Что касается палаты лордов, то ее деятельность можно резюмировать очень кратко. Она проявила свое ханжество отклонением билля об эмансипации евреев, свою враждебность к рабочему классу — погребением билля о рабочих союзах, свою корыстную ненависть к ирландскому народу — сдачей в архив ирландских земельных биллей, наконец свою тупую приверженность к злоупотреблениям в Индии — восстановлением соляной монополии. Палата лордов все время действовала в тайном сговоре с правительством относительно того, что если какое-либо прогрессивное мероприятие случайно пройдет через палату общин, оно будет провалено просвещенными лордами.
Среди документов, представленных парламенту до его роспуска, имеется объемистая переписка между английским и русским правительствами по вопросу о нарушении судоходства в Сулинском рукаве Дуная. Переписка началась с 9 февраля 1849 г. и закончилась в июле 1853 г. без всяких практических результатов. Дело дошло до того, что даже австрийское правительство вынуждено объявить, что устье Дуная стало недоступным для судоходства и что его почта в Константинополь будет впредь доставляться через Триест. Все это затруднение — результат потворства англичан захватам московитов. В 1836 г. английское правительство, молча согласилось с узурпацией устья Дуная Россией, хотя до этого оно предписало одной торговой фирме сопротивляться вмешательству чиновников русского правительства.

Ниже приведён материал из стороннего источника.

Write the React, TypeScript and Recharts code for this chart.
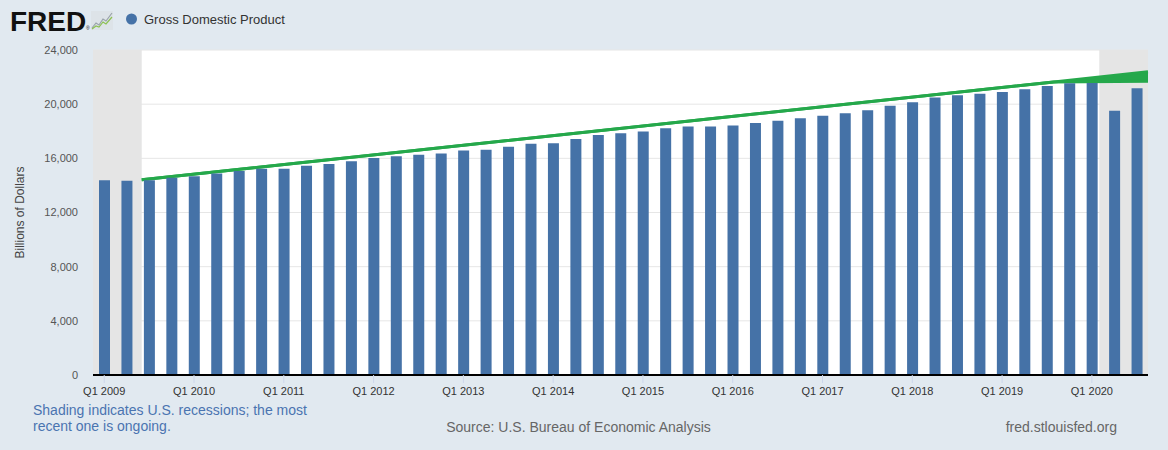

Так называемый мирный договор с Бирмой, о котором возвестила прокламация генерал-губернатора Индии от 30 июня 1853 г. и по поводу которого королева поздравила парламент, на самом деле является только перемирием. Король Авы {Мендон. Ред.}, вынужденный к подчинению голодом, выразил желание прекратить военные действия, освободил английских пленных, попросил о снятии речной блокады и запретил своим войскам нападать на территории Мекадей и Тунгао, куда английское правительство ввело свои гарнизоны, подобно тому как турецкое правительство запретило своим войскам атаковать русские войска в Дунайских княжествах. Однако король Авы отказывается признать притязания Англии на Пегу или какую-либо другую часть Бирманской империи. Единственно, чего добилась Англия в войне с Бирмой, это установления подверженной опасности и спорной границы вместо надежной и признанной. Англия устремилась за этнографические, географические и политические пределы своих индийских владений, и теперь сама Небесная империя уже не составляет естественной преграды для ее завоевательных сил. Англия утратила свой центр тяжести в Азии, ее повлекло к беспредельным захватам. Она больше не в состоянии контролировать свои собственные движения и остановится лишь там, где кончается суша и начинается море. Таким образом, Англии суждено, по-видимому, открыть отдаленнейшие страны Востока для сношения с Западом, но не суждено овладеть ими и удержать их в своих руках.